The Chinese authorities demand that internet platforms take primary responsibility for censoring user-generated content

After a heated discussion over the death of an employee due to overwork, China video site Bilibili is planning to hire 1,000 content censors.

Cissy Zhou, writing in Nikkei Asia said that Chinese online video streaming service Bilibili has decided to increase the content monitoring team by 40 per cent. A 25-year-old member, nicknamed Muse Muxin, died due to a sudden brain aneurysm last Friday, Bibibili said in a statement on the Weibo social network late Tuesday.

He was deputy team leader of the graphics and text censoring team at Bilibili's office in the central city of Wuhan.

The death comes amid a growing rejection of the technology sector's ingrained culture of overwork — nicknamed "996" in reference to 9 am to 9 pm working hours six days a week — among young people who are instead embracing a laid-back philosophy of "laying flat," reported Nikkei Asia.

Meanwhile, Bilibili in its statement on Muse denied that he put in overtime or worked night shifts. Bilibili said he had "worked 8 hours a day" and "had two days off" per week during the recent Lunar New Year holiday period, said Cissy.
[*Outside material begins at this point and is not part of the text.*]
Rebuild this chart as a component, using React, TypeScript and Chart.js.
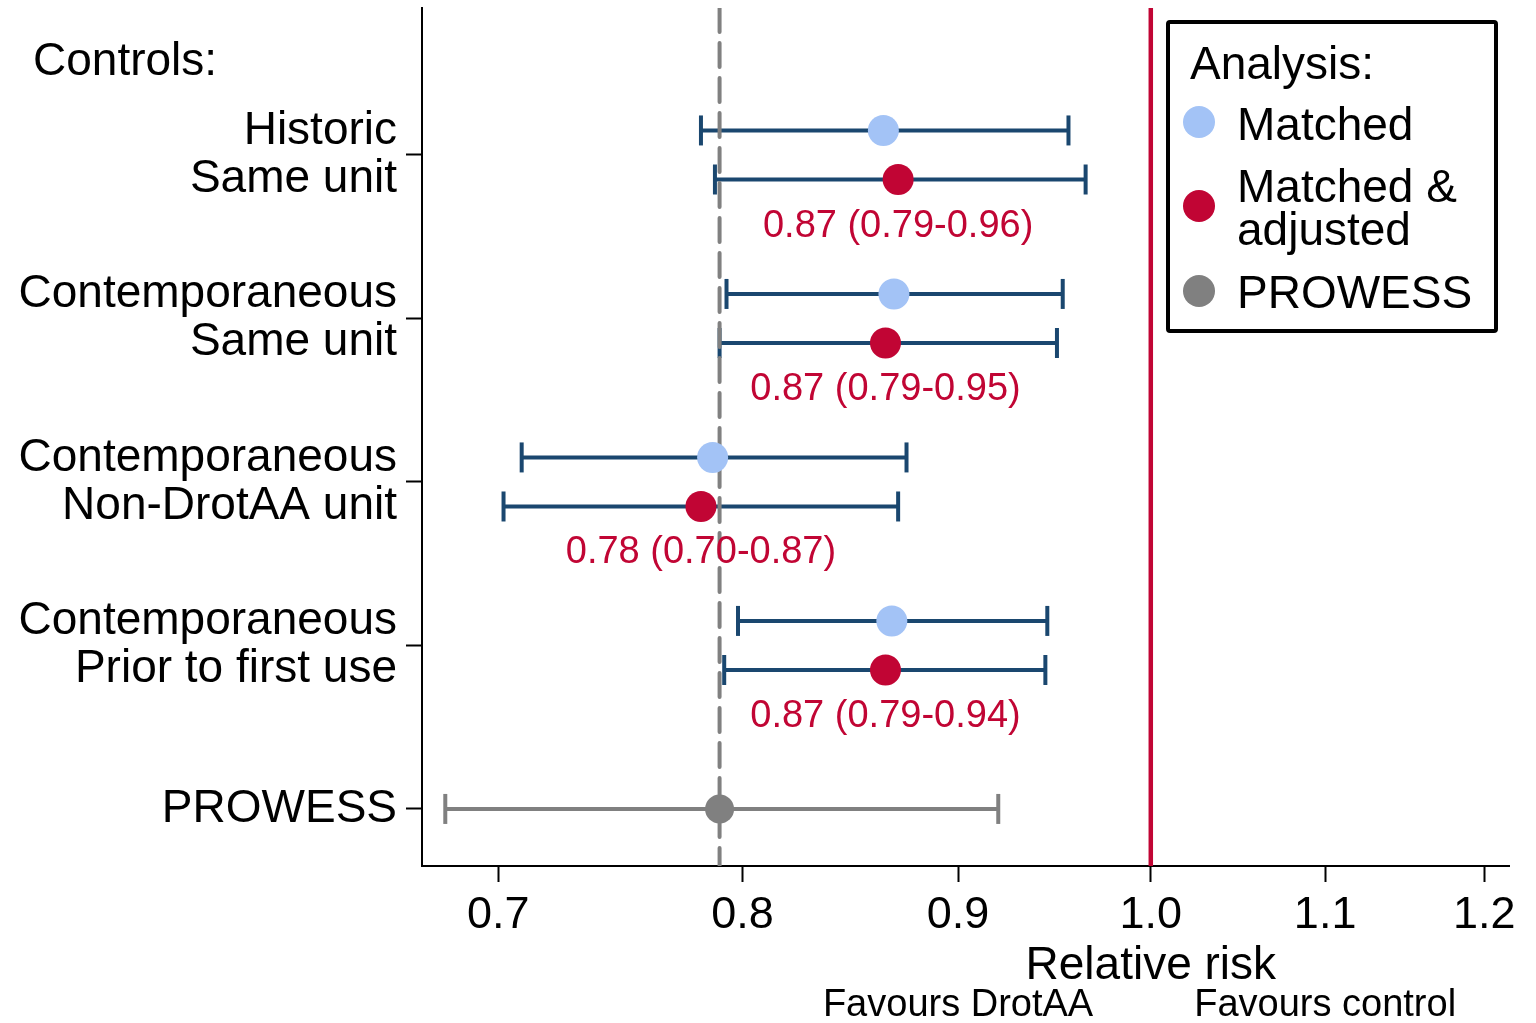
import React, { useEffect, useRef } from 'react';
import { Chart, registerables } from 'chart.js';

Chart.register(...registerables);

const FONT = "'Liberation Sans', Arial, Helvetica, sans-serif";

// ---- data ----
const groupLabels: string[][] = [
  ['Historic', 'Same unit'],
  ['Contemporaneous', 'Same unit'],
  ['Contemporaneous', 'Non-DrotAA unit'],
  ['Contemporaneous', 'Prior to first use'],
  ['PROWESS'],
];
const groupPositions = [1, 2, 3, 4, 5];

const matchedRR = [0.864, 0.869, 0.787, 0.868];
const matchedLo = [0.782, 0.793, 0.709, 0.798];
const matchedHi = [0.956, 0.953, 0.875, 0.945];

const adjustedRR = [0.871, 0.865, 0.782, 0.865];
const adjustedLo = [0.788, 0.790, 0.702, 0.792];
const adjustedHi = [0.965, 0.950, 0.871, 0.944];
const adjustedLabels = ['0.87 (0.79-0.96)', '0.87 (0.79-0.95)', '0.78 (0.70-0.87)', '0.87 (0.79-0.94)'];

const prowessRR = [0.790];
const prowessLo = [0.680];
const prowessHi = [0.920];

const xTicks = [0.7, 0.8, 0.9, 1.0, 1.1, 1.2];
const nullLineValue = 1.0;
const referenceLineValue = 0.79;

const controlsTitle = 'Controls:';
const xTitle = 'Relative risk';
const favourLabels = ['Favours DrotAA', 'Favours control'];
const favourPositions = [0.9, 1.1];

const legendTitle = 'Analysis:';
const legendLabels: string[][] = [['Matched'], ['Matched &', 'adjusted'], ['PROWESS']];

// ---- styles ----
const NAVY = '#1a476f';
const LIGHTBLUE = '#a3c3f6';
const RED = '#c10534';
const GRAY = '#808080';
const legendColors = [LIGHTBLUE, RED, GRAY];

const Y_MIN = 0.101;
const Y_MAX = 5.349;
const ROW_OFFSET = 0.15;

function ciDataset(lo: number, hi: number, y: number, color: string) {
  return {
    type: 'scatter' as const,
    data: [{ x: lo, y }, { x: hi, y }],
    showLine: true,
    borderColor: color,
    borderWidth: 4,
    pointStyle: 'line',
    pointRotation: 90,
    pointRadius: 15,
    pointBorderColor: color,
    pointBorderWidth: 4,
    order: 2,
  };
}

export default function App() {
  const ref = useRef<HTMLCanvasElement>(null);

  useEffect(() => {
    const canvas = ref.current;
    if (!canvas) return;

    const datasets: any[] = [];
    for (let i = 0; i < matchedRR.length; i++) {
      datasets.push(ciDataset(matchedLo[i], matchedHi[i], groupPositions[i] - ROW_OFFSET, NAVY));
      datasets.push(ciDataset(adjustedLo[i], adjustedHi[i], groupPositions[i] + ROW_OFFSET, NAVY));
    }
    for (let i = 0; i < prowessRR.length; i++) {
      datasets.push(ciDataset(prowessLo[i], prowessHi[i], groupPositions[4 + i], GRAY));
    }
    datasets.push({
      type: 'scatter',
      data: matchedRR.map((v, i) => ({ x: v, y: groupPositions[i] - ROW_OFFSET })),
      pointRadius: 15.5,
      pointBackgroundColor: LIGHTBLUE,
      pointBorderWidth: 0,
      order: 0,
    });
    datasets.push({
      type: 'scatter',
      data: adjustedRR.map((v, i) => ({ x: v, y: groupPositions[i] + ROW_OFFSET })),
      pointRadius: 15.5,
      pointBackgroundColor: RED,
      pointBorderWidth: 0,
      order: 0,
    });
    datasets.push({
      type: 'scatter',
      data: prowessRR.map((v, i) => ({ x: v, y: groupPositions[4 + i] })),
      pointRadius: 14.5,
      pointBackgroundColor: GRAY,
      pointBorderWidth: 0,
      order: 0,
    });
    datasets.push({
      type: 'scatter',
      data: [{ x: referenceLineValue, y: Y_MIN }, { x: referenceLineValue, y: Y_MAX }],
      showLine: true,
      borderColor: GRAY,
      borderWidth: 4,
      borderDash: [24, 11],
      borderCapStyle: 'round',
      pointRadius: 0,
      order: 1,
    });
    datasets.push({
      type: 'scatter',
      data: [{ x: nullLineValue, y: Y_MIN }, { x: nullLineValue, y: Y_MAX }],
      showLine: true,
      borderColor: RED,
      borderWidth: 4.5,
      pointRadius: 0,
      order: 3,
    });

    const textPlugin = {
      id: 'forestText',
      afterDraw(chart: any) {
        const ctx = chart.ctx as CanvasRenderingContext2D;
        const xs = chart.scales.x;
        const ys = chart.scales.y;
        ctx.save();
        ctx.fillStyle = '#000';
        ctx.textBaseline = 'alphabetic';

        // Controls:
        ctx.font = `46px ${FONT}`;
        ctx.textAlign = 'left';
        ctx.fillText(controlsTitle, 33, 75);

        // estimate labels
        ctx.font = `38px ${FONT}`;
        ctx.textAlign = 'center';
        ctx.fillStyle = RED;
        for (let i = 0; i < adjustedLabels.length; i++) {
          const px = xs.getPixelForValue(adjustedRR[i]);
          const py = ys.getPixelForValue(groupPositions[i] + ROW_OFFSET);
          ctx.fillText(adjustedLabels[i], px, py + 57);
        }

        // x title and favours labels
        ctx.fillStyle = '#000';
        ctx.font = `46px ${FONT}`;
        ctx.fillText(xTitle, xs.getPixelForValue(nullLineValue), 979);
        ctx.font = `38px ${FONT}`;
        for (let i = 0; i < favourLabels.length; i++) {
          ctx.fillText(favourLabels[i], xs.getPixelForValue(favourPositions[i]), 1016);
        }

        // legend
        ctx.lineWidth = 4;
        ctx.strokeStyle = '#000';
        ctx.beginPath();
        if ((ctx as any).roundRect) (ctx as any).roundRect(1168, 22, 328, 309, 2);
        else ctx.rect(1168, 22, 328, 309);
        ctx.stroke();
        ctx.font = `46px ${FONT}`;
        ctx.textAlign = 'left';
        ctx.fillText(legendTitle, 1190, 79);
        const markerY = [122, 206, 291];
        const baselines = [[140], [202, 245], [308]];
        for (let i = 0; i < legendLabels.length; i++) {
          ctx.fillStyle = legendColors[i];
          ctx.beginPath();
          ctx.arc(1199, markerY[i], 16, 0, Math.PI * 2);
          ctx.fill();
          ctx.fillStyle = '#000';
          legendLabels[i].forEach((line, j) => ctx.fillText(line, 1237, baselines[i][j]));
        }
        ctx.restore();
      },
    };

    const chart = new Chart(canvas, {
      type: 'scatter',
      data: { datasets },
      options: {
        responsive: false,
        animation: false,
        events: [],
        devicePixelRatio: 1,
        layout: { autoPadding: false, padding: { top: 8, right: 27, left: 0, bottom: 0 } },
        plugins: { legend: { display: false }, tooltip: { enabled: false } },
        scales: {
          x: {
            type: 'logarithmic',
            min: 0.6714,
            max: 1.2163,
            bounds: 'data',
            afterBuildTicks: (s: any) => {
              s.ticks = xTicks.map((v) => ({ value: v }));
            },
            afterFit: (s: any) => {
              s.height = 157;
              s.paddingLeft = 0;
              s.paddingRight = 0;
            },
            ticks: {
              callback: (v: any) => Number(v).toFixed(1),
              font: { size: 45, family: FONT },
              color: '#000',
              padding: 7,
              autoSkip: false,
              maxRotation: 0,
              minRotation: 0,
            },
            grid: { drawOnChartArea: false, drawTicks: true, tickLength: 16, tickWidth: 2, tickColor: '#000' },
            border: { display: true, color: '#000', width: 2 },
          },
          y: {
            type: 'linear',
            reverse: true,
            min: Y_MIN,
            max: Y_MAX,
            bounds: 'data',
            afterBuildTicks: (s: any) => {
              s.ticks = groupPositions.map((v) => ({ value: v }));
            },
            afterFit: (s: any) => {
              s.width = 422;
              s.paddingTop = 0;
              s.paddingBottom = 0;
            },
            ticks: {
              callback: (v: any) => {
                const i = groupPositions.indexOf(Number(v));
                return i >= 0 ? groupLabels[i] : '';
              },
              font: { size: 46, family: FONT, lineHeight: '48px' },
              color: '#000',
              padding: 9,
              autoSkip: false,
            },
            grid: { drawOnChartArea: false, drawTicks: true, tickLength: 16, tickWidth: 2, tickColor: '#000' },
            border: { display: true, color: '#000', width: 2 },
          },
        },
      } as any,
      plugins: [textPlugin],
    });

    return () => chart.destroy();
  }, []);

  return (
    <div style={{ position: 'absolute', left: 0, top: 0, width: 1536, height: 1023, background: '#fff' }}>
      <canvas ref={ref} width={1536} height={1023} style={{ display: 'block', width: 1536, height: 1023 }} />
    </div>
  );
}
Meanwhile, the Chinese authorities demand that internet platforms take primary responsibility for censoring user-generated content.

As a result, the largest ones have hired tens of thousands of censors to monitor posted materials while also often deploying artificial intelligence to try to catch forbidden terms and references.

A Weibo user who said he had been a content censor at another company commented, "You can never complete the amount of daily censoring work assigned to you, so you would have to work overtime voluntarily without overtime pay. My previous employer only provided free snacks."